**Instructions to follow:** Please return nothing but the lines between the line holding "Emit a Python" and the line holding "import numpy as np", both ends included, without the pictures.

**Supplied entries:**
■ ■ ■ ■ ■ ■ ■

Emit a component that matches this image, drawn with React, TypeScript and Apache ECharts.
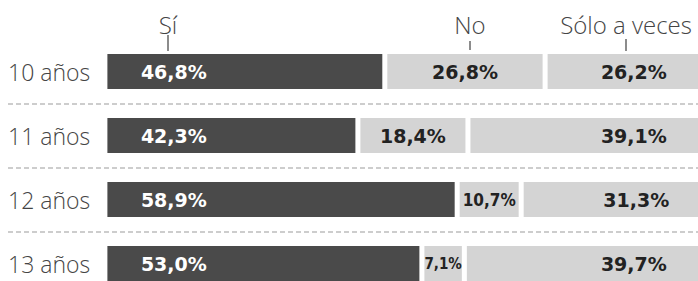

■ ■ ■ ■ ■ ■ ■

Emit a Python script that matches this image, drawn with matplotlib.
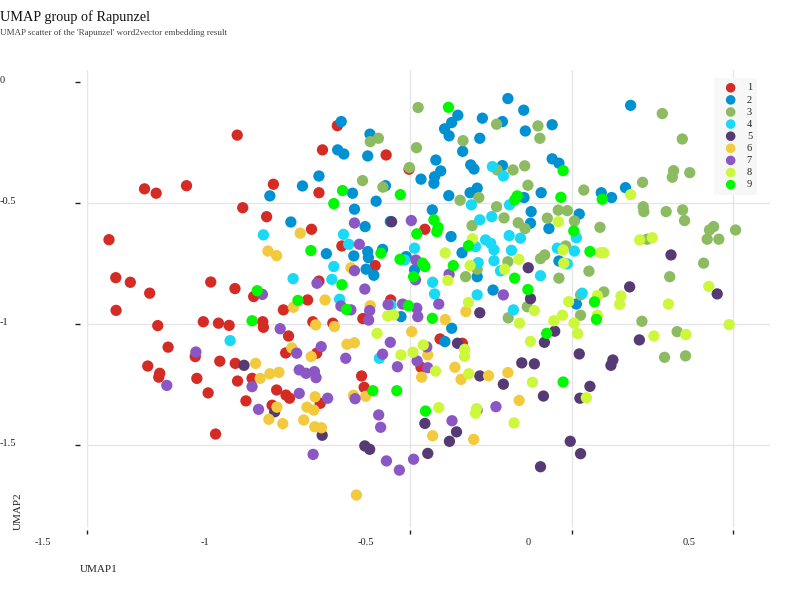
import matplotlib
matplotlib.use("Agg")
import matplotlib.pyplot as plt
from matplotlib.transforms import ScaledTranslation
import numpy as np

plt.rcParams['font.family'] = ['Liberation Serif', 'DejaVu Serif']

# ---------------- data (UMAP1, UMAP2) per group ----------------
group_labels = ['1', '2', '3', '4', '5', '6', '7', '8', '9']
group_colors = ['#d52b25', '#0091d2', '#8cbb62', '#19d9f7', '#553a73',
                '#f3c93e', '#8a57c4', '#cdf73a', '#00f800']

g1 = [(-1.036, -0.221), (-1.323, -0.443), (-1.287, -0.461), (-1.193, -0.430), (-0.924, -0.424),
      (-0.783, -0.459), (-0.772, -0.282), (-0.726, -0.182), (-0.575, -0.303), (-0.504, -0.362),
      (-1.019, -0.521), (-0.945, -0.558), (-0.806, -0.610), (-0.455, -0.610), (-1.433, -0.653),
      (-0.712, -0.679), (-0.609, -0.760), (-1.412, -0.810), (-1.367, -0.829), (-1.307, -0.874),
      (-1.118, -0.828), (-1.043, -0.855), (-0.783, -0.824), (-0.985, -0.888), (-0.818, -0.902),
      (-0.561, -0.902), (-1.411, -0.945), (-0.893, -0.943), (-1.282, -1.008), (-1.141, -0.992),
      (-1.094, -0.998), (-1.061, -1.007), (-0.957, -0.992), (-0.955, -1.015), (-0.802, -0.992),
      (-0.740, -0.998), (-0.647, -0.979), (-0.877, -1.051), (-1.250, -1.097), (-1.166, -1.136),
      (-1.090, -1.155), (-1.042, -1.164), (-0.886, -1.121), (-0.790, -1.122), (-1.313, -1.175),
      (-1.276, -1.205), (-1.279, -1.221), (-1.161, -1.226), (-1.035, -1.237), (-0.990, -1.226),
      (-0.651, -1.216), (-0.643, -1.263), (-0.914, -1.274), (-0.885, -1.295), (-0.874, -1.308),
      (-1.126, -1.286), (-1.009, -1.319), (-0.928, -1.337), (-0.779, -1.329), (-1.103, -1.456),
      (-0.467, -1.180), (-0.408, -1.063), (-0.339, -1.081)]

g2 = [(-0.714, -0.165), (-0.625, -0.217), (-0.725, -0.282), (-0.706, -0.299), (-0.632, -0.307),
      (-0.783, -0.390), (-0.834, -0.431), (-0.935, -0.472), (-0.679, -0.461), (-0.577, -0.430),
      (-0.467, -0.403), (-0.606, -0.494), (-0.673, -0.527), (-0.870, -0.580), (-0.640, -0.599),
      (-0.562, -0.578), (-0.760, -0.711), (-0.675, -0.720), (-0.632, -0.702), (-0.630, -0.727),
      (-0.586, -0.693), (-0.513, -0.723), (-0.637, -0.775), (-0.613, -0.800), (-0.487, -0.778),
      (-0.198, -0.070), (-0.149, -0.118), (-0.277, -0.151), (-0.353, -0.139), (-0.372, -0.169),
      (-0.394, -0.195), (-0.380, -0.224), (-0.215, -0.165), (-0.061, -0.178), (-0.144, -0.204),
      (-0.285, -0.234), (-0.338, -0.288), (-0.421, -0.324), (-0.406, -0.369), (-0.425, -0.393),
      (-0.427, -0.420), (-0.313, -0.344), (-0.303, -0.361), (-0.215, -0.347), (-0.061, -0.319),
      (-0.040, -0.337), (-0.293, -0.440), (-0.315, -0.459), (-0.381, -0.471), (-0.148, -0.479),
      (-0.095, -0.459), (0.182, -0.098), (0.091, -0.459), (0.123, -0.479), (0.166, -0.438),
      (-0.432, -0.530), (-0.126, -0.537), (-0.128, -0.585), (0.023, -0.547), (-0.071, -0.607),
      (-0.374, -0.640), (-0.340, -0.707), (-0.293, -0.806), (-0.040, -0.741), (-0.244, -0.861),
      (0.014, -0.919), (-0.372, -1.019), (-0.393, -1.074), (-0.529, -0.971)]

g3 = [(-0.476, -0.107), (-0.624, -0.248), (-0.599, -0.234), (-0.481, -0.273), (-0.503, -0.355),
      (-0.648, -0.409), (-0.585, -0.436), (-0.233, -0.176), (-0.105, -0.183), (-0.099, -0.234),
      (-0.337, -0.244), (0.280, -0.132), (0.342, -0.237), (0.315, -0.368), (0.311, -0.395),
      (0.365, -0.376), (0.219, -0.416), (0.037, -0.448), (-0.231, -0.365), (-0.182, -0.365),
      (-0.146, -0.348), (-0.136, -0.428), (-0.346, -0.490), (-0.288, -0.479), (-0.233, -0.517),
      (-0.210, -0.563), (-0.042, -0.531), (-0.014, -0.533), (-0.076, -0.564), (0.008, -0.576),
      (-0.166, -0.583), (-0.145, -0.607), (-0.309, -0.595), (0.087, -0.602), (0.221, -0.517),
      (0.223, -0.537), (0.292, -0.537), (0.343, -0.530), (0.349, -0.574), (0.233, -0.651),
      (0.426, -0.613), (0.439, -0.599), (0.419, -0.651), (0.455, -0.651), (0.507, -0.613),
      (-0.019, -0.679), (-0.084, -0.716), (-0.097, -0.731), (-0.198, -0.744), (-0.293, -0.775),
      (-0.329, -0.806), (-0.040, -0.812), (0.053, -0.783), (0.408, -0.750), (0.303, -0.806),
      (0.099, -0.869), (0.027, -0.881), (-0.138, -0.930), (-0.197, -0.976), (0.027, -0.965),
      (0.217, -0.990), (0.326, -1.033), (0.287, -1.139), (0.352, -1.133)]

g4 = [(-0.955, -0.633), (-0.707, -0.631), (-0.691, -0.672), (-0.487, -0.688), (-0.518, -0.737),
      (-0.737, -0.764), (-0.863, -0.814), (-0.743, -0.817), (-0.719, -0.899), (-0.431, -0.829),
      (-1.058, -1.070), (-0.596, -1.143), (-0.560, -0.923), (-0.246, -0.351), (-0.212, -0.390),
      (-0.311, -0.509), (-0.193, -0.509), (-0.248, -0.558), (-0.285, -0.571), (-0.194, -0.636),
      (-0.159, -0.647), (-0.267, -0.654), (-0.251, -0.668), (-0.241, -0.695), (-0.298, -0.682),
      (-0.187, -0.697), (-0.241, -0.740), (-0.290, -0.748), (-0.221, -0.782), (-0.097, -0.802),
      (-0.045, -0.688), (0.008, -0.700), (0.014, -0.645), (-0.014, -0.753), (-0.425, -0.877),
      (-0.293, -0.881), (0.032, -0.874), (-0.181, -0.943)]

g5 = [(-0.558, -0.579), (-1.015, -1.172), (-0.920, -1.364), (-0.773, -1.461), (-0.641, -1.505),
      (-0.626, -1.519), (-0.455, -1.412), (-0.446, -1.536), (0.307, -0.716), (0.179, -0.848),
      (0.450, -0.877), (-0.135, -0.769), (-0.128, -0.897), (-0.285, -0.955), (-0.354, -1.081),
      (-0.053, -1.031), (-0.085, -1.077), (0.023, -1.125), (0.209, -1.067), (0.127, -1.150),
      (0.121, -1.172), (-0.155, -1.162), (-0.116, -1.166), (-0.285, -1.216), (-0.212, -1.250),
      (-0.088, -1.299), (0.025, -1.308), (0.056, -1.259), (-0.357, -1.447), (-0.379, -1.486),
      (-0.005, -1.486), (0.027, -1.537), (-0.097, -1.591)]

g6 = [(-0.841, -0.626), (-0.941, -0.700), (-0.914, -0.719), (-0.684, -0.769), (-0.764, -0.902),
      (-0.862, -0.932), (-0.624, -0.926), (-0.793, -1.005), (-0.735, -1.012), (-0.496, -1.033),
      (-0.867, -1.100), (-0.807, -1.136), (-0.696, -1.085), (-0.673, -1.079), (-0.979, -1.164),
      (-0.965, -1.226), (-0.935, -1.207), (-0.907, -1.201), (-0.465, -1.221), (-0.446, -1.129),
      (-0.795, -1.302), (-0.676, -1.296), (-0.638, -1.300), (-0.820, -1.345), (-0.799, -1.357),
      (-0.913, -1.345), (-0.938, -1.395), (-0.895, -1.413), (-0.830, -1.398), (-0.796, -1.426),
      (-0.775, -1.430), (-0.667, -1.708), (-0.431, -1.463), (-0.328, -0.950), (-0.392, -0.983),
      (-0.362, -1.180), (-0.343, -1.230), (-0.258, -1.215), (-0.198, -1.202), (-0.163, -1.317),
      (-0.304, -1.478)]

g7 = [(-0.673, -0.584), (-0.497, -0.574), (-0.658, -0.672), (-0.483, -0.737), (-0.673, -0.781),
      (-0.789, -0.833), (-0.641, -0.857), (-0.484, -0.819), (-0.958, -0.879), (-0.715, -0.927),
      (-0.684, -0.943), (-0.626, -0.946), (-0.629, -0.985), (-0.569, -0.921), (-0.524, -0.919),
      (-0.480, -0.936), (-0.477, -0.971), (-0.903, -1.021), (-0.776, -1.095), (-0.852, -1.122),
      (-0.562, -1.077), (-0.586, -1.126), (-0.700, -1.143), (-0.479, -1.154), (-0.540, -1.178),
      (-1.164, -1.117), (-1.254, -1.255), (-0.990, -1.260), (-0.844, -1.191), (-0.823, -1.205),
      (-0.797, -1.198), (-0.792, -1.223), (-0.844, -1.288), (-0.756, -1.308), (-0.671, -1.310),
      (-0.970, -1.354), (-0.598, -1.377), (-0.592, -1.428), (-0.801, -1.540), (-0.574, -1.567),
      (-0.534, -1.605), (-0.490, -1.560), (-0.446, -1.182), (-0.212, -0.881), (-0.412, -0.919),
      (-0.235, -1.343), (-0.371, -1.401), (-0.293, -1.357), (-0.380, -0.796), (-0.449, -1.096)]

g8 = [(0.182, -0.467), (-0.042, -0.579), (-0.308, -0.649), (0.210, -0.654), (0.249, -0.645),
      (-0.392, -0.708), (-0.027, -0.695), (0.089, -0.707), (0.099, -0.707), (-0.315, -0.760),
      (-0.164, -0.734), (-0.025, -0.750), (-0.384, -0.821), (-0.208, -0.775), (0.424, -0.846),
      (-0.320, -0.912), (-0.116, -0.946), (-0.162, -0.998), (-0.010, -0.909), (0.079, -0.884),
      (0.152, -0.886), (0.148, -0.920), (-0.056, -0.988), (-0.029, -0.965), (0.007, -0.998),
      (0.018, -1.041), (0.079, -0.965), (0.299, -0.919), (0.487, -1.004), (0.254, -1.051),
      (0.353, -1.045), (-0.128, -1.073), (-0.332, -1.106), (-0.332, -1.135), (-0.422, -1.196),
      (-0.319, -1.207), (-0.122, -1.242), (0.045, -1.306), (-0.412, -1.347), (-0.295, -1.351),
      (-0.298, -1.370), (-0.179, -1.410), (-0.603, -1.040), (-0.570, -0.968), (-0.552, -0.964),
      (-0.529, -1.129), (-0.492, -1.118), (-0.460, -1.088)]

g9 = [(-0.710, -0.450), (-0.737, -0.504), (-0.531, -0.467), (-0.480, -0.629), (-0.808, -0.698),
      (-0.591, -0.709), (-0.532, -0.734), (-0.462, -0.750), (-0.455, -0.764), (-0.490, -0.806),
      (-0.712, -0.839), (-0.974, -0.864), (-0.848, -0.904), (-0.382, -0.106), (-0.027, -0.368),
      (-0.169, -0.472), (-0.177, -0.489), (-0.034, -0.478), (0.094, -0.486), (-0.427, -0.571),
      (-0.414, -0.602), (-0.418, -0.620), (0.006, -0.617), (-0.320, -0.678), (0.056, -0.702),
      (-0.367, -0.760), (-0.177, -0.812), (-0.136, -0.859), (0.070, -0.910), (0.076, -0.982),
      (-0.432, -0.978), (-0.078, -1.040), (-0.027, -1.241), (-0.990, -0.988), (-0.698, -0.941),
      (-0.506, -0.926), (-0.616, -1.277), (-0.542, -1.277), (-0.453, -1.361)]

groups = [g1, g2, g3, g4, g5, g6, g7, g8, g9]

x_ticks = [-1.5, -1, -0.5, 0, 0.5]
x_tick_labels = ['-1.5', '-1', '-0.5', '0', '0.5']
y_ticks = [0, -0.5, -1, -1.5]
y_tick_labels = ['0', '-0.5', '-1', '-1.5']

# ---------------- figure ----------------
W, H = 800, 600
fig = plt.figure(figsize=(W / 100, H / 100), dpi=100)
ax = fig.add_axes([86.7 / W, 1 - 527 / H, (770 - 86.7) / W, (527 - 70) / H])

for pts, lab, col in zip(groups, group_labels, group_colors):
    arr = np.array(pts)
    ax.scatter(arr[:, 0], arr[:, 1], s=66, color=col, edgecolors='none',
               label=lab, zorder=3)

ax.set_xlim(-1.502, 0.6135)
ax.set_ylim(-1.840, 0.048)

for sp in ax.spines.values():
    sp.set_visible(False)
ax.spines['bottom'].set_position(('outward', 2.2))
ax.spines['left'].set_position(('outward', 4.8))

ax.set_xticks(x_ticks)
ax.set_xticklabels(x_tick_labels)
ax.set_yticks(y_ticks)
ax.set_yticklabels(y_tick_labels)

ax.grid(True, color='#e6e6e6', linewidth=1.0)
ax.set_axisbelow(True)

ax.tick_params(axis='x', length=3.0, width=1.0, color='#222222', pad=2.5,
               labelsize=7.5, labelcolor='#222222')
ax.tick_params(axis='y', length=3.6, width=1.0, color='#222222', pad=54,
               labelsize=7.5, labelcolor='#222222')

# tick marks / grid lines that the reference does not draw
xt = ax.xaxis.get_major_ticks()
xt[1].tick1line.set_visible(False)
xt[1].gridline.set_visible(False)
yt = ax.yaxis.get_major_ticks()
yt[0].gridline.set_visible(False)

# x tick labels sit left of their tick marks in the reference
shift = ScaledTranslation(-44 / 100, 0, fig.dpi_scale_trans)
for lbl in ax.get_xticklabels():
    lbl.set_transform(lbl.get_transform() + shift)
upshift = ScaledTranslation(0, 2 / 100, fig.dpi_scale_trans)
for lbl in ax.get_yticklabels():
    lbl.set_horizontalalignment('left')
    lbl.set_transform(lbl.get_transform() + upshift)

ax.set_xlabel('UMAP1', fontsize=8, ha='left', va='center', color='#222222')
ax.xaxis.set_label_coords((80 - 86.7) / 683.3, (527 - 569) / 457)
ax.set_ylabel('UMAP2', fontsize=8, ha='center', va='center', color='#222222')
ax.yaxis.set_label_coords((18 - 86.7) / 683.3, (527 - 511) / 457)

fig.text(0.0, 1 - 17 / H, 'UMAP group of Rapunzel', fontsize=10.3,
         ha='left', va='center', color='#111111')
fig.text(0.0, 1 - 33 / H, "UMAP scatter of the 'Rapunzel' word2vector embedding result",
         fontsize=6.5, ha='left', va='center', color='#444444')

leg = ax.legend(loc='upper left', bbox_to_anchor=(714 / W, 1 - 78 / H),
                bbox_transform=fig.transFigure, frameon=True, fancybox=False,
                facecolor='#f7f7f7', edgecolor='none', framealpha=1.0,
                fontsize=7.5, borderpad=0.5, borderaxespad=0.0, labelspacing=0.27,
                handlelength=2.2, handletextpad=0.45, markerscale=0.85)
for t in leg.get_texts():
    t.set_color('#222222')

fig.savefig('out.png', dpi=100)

■ ■ ■ ■ ■ ■ ■

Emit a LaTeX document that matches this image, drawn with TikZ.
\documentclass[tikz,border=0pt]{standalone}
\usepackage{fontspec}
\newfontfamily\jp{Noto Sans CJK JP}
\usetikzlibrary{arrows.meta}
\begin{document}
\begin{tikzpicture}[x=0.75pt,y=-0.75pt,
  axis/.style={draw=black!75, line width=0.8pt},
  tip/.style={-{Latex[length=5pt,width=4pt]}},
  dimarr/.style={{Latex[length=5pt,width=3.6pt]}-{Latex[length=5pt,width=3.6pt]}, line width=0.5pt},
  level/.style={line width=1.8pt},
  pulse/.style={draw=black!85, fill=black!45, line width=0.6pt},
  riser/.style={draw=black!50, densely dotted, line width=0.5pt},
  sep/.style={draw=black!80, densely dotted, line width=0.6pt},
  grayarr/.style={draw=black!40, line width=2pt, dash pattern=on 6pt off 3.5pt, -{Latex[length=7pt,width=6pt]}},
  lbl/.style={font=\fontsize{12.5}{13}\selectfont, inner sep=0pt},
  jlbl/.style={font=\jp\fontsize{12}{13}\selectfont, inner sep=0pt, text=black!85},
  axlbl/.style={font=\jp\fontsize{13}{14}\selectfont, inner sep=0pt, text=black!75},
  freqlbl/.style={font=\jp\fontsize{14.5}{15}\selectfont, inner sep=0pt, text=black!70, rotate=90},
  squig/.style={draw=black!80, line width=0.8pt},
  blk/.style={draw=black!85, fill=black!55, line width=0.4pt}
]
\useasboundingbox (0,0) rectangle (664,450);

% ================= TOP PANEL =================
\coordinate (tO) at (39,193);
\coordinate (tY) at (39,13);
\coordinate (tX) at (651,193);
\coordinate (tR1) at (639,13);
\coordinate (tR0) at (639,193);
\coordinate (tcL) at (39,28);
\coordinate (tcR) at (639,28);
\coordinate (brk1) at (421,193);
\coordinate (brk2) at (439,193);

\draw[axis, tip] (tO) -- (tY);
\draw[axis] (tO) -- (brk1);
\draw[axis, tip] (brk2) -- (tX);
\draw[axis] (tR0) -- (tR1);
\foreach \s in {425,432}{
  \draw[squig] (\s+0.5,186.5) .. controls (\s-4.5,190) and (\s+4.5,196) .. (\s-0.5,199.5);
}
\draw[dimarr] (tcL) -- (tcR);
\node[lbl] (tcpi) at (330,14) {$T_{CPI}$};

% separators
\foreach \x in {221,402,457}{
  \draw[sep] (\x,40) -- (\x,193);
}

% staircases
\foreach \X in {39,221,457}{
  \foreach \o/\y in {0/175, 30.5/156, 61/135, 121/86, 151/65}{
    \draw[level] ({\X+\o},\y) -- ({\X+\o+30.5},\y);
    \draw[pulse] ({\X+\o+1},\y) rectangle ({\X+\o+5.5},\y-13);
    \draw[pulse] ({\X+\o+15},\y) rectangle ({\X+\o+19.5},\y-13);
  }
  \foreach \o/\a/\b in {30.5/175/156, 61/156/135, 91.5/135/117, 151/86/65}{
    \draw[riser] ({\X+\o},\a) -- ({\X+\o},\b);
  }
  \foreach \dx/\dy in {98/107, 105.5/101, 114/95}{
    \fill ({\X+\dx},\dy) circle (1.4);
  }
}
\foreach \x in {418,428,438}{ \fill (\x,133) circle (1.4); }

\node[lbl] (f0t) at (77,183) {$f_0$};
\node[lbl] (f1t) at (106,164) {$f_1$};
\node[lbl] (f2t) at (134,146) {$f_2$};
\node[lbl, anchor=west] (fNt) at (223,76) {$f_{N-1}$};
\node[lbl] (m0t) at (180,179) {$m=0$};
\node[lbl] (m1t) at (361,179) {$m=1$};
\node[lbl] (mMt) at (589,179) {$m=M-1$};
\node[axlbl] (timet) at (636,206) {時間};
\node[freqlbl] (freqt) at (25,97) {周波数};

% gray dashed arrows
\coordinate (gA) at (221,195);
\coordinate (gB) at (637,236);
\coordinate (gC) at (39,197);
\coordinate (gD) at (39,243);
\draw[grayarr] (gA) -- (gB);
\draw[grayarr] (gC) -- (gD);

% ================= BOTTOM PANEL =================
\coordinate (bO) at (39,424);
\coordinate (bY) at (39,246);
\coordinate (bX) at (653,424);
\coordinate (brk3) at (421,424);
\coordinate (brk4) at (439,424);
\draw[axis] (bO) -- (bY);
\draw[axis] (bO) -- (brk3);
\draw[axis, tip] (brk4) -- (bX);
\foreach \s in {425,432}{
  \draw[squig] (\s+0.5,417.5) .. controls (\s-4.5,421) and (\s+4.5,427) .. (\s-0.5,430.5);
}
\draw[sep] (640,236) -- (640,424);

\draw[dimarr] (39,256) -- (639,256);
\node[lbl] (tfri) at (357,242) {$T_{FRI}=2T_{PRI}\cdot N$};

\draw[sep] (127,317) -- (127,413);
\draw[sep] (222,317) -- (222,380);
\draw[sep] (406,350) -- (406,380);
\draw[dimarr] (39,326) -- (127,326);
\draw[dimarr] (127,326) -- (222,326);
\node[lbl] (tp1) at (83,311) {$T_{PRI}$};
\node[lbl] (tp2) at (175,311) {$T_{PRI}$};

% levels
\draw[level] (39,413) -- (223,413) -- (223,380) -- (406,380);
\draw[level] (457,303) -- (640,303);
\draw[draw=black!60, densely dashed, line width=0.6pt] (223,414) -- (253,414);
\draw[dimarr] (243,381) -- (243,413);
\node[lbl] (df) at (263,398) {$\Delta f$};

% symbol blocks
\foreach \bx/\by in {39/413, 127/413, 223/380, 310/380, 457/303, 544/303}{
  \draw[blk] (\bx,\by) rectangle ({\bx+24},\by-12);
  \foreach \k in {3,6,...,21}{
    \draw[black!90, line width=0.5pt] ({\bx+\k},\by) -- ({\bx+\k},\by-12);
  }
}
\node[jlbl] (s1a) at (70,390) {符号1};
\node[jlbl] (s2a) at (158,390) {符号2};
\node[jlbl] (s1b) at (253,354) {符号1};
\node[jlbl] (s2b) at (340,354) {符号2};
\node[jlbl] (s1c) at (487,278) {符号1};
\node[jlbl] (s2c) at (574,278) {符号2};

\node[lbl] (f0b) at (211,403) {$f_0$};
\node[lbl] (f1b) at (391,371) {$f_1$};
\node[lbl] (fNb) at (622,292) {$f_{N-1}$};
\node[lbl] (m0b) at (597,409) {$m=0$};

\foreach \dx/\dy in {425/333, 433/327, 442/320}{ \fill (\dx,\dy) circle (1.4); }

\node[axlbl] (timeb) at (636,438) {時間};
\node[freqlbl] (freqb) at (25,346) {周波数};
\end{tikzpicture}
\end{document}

■ ■ ■ ■ ■ ■ ■

**Result of this task:**
Emit a Python script that matches this image, drawn with matplotlib.
import matplotlib
matplotlib.use("Agg")
import matplotlib.pyplot as plt
from matplotlib.transforms import ScaledTranslation
import numpy as np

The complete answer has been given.